BMW AG

BMW’s distinctive blue, black and white checkered insignia has become a symbol for reliability, class and luxury in both aviatic and automotive engineering. With plants in Oxford, Swindon and Birmingham, and sales, marketing and financial services in the City, BMW offers a wide range of opportunities from R&I to accounting.


Pros

 
  • Prestige and reputation
  • Helpful and friendly staff
  • Good networking opportunities
  • Many international opportunities
  • A good work/life balance is maintained
  • Good benefits

Cons

 
  • Bureaucracy can be restrictive
  • Guidance from above is sometimes lacking
  • Average salary
  • Limited opportunities to get promoted, and German speakers seem to have advantage in progressing
  • Hierarchical structure

The Inside Buzz View

Graduate Recruitment Info

 

The BMW Recruitment Consultancy

31 Harbour Exchange Square

London E14 9GE

BMWrecruit@kha.co.uk

 

 

BMW AG Profile & Stats

 

In almost a century since its founding, BMW’s logo has remained the same.
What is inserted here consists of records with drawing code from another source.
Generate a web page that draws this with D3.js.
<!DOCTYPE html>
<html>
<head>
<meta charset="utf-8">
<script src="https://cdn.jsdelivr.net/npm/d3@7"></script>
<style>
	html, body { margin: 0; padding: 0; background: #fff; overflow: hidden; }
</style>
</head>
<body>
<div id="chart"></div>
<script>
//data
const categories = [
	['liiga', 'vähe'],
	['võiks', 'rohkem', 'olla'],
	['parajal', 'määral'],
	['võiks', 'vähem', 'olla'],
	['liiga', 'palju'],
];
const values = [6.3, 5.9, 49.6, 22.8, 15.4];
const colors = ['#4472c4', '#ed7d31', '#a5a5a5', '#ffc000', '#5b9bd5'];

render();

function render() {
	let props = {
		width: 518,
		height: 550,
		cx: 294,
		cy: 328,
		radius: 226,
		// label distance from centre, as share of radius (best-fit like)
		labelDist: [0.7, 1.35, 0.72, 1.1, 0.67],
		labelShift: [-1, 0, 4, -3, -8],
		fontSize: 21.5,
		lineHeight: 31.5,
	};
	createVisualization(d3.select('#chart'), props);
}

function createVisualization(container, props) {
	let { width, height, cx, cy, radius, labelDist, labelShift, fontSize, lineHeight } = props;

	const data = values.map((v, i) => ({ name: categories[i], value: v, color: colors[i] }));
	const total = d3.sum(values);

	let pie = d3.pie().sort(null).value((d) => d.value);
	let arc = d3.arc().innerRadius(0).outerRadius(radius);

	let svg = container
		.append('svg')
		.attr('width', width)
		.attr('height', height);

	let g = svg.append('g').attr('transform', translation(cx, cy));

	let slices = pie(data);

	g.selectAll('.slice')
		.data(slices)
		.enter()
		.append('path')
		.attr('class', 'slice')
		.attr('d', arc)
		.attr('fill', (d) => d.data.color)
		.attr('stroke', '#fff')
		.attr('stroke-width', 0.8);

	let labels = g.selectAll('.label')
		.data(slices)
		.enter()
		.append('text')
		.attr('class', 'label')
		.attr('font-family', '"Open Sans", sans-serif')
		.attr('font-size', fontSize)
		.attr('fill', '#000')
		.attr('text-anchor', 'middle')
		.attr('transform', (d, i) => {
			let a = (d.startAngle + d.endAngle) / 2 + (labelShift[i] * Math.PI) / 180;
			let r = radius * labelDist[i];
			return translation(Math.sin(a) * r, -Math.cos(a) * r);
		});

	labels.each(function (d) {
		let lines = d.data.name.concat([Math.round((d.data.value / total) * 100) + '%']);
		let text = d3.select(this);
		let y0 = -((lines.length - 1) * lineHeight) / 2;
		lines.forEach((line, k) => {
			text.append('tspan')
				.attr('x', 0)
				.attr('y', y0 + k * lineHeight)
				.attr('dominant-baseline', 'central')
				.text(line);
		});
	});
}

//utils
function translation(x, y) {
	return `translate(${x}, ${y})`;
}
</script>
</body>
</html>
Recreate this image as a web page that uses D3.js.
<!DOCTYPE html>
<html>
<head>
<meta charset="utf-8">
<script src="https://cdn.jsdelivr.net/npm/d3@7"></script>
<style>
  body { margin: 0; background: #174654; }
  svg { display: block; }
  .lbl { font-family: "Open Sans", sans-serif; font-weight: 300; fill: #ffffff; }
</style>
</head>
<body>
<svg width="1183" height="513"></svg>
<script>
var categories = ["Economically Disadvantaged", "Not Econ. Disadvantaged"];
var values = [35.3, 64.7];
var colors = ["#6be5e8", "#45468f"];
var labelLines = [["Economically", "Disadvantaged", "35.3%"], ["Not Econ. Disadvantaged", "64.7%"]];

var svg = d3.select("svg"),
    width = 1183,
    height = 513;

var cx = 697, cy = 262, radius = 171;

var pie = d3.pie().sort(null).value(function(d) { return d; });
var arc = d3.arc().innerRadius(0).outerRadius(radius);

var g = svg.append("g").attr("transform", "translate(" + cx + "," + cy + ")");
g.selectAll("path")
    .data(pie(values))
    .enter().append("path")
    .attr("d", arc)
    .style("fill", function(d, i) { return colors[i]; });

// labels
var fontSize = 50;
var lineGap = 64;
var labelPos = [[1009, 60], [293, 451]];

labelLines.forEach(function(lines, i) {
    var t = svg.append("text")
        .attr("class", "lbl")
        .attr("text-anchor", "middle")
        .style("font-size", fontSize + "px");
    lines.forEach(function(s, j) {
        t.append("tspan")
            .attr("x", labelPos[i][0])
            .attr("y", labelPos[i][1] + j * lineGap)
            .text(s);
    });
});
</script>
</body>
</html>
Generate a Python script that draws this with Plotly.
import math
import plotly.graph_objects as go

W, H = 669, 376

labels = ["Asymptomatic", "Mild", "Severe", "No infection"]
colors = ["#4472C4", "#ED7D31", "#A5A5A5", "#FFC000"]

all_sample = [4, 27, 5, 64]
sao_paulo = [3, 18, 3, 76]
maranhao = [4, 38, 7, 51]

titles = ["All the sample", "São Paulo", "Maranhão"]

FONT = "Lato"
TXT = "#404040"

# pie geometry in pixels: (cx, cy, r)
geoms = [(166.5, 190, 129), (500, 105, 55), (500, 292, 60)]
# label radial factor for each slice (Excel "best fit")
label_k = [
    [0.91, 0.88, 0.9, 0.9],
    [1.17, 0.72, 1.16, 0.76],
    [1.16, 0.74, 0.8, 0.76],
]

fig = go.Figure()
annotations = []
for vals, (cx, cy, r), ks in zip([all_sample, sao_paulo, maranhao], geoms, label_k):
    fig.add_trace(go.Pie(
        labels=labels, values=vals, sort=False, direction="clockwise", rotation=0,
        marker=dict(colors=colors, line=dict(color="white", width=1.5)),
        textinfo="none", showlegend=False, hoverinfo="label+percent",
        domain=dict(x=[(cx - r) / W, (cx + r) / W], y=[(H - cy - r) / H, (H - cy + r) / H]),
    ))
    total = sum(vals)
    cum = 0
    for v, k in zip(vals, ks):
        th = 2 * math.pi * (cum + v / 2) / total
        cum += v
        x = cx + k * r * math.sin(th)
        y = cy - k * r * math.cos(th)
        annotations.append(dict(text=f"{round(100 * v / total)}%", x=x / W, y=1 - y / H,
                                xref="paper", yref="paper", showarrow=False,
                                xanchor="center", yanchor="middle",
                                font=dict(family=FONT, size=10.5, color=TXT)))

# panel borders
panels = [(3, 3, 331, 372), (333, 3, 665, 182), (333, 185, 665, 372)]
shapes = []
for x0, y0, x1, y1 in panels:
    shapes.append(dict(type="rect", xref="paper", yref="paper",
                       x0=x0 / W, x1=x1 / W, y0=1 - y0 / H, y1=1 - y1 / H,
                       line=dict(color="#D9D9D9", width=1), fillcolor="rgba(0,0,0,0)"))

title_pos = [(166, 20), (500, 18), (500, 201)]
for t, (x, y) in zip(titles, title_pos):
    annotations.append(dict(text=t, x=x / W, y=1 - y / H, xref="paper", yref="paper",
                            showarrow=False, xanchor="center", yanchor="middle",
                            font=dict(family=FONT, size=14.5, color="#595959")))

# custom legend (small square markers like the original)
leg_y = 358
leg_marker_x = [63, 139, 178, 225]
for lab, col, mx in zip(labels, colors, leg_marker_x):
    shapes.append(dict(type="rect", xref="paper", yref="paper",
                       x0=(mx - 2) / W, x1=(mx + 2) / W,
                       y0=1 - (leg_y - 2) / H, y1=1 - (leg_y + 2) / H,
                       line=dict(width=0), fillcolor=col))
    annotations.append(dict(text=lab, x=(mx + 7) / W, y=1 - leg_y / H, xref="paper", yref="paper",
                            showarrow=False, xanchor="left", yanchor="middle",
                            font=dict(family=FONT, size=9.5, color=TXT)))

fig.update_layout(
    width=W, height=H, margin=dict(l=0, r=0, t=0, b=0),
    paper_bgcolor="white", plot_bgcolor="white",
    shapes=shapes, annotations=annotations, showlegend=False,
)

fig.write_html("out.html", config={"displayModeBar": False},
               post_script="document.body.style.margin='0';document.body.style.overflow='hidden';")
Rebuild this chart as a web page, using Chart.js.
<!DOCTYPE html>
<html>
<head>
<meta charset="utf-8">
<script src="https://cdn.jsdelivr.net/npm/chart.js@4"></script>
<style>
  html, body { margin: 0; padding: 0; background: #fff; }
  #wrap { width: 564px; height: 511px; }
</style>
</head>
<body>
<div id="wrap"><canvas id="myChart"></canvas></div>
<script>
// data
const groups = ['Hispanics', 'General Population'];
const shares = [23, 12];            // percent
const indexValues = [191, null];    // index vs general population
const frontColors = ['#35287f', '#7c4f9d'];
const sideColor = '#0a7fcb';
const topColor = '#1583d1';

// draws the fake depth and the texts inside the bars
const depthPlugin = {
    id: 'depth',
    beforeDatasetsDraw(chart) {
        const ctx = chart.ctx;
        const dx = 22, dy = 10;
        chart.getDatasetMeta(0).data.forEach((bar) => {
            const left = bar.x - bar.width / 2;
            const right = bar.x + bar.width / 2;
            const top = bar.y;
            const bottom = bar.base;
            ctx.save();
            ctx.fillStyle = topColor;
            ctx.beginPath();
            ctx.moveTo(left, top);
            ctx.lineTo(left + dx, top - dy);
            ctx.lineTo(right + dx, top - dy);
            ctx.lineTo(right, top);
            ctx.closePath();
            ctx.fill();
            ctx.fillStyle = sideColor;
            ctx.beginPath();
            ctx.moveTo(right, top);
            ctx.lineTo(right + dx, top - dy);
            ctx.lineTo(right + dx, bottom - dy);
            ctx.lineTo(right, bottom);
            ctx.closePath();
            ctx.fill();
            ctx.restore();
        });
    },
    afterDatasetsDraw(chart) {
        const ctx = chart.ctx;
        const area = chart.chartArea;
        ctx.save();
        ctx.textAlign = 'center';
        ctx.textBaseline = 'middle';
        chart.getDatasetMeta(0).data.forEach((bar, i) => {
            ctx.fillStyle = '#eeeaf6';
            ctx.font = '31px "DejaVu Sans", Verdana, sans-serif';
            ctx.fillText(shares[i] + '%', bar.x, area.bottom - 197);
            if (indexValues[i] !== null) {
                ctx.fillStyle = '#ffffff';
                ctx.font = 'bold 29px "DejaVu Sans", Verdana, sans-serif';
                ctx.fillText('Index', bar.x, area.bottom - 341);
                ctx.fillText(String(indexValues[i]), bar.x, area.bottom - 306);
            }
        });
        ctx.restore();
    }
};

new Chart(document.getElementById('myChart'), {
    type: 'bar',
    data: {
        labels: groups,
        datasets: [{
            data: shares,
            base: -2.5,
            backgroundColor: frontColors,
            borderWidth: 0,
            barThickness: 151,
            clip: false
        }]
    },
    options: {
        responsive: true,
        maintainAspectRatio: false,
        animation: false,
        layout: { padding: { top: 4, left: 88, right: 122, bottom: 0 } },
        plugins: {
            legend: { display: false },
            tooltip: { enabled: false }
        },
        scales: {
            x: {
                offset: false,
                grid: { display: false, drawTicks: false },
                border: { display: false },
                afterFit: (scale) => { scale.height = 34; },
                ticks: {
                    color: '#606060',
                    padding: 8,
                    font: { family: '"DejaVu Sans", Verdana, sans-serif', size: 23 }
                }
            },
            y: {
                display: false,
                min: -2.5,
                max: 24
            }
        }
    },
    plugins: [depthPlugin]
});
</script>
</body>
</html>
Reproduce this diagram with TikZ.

The distinctive blue, black and white checkered insignia has become a symbol for reliability, class and luxury. The company’s operations on the other hand have been anything but static. When founded in 1917 by Josef Popp, Max Frix and Camillo Castiglioni, BMW’s expertise lay in aviation. Move forward but five years and the company had been floated, forming Bayerische Motoren Werke AG, and had begun manufacturing motorcycles. Although BMW is best known for its cars, ironically automobiles were the last mode of transport it started making in 1929. However, the Bavarian engineers refocused on aviation upon the outset of the Second World War. Many German aircraft fleets had BMW engines, prompting the allied forces to confiscate the company’s tools after Berlin had been toppled.

 

No such embargoes prohibit BMW today; the automotive giant has 17 thriving production bases across the UK, US, China, Austria, South Africa as well as its native Germany. Furthermore, BMW has assembly sites in Indonesia, Russia, Egypt, Malaysia, Thailand and India. The Middle East and Asia are the company’s fastest growing markets, with BMW looking to expand to satisfy the growing number of nouveau riches’ appetite for performance vehicles.

 

In the UK, BMW has plants in Hams Hall near Birmingham, Oxford and Swindon; furthermore, the company has a sales, marketing and aftersales division in London, as well as a Financial Services business division also in the City. The latter offers dealers, corporate and private customers around the world customised financial services revolving around automobiles: from financing and leasing, via insurance, to the management of large vehicle fleets.

 

Like most other international engineering firms, research and development into more energy efficient vehicles has been one of BMW’s top priorities. The company’s Research and Innovation Centre in Munich employs more 8,500 researchers, tasked with scrutinising a myriad of engineering ideas for their energy saving potential. BMW certainly isn’t without ambition either; in its 2007 Annual Report the company outlined its plan to cut carbon dioxide in its vehicles by 100%!

 

BMW offers a range of opportunities to both students and graduates, from accounting to engineering to car sales. The company also offers a Graduate Programme. During the 15 month scheme, you will work in various parts of the company, contribute to a joint team project and take two secondments abroad.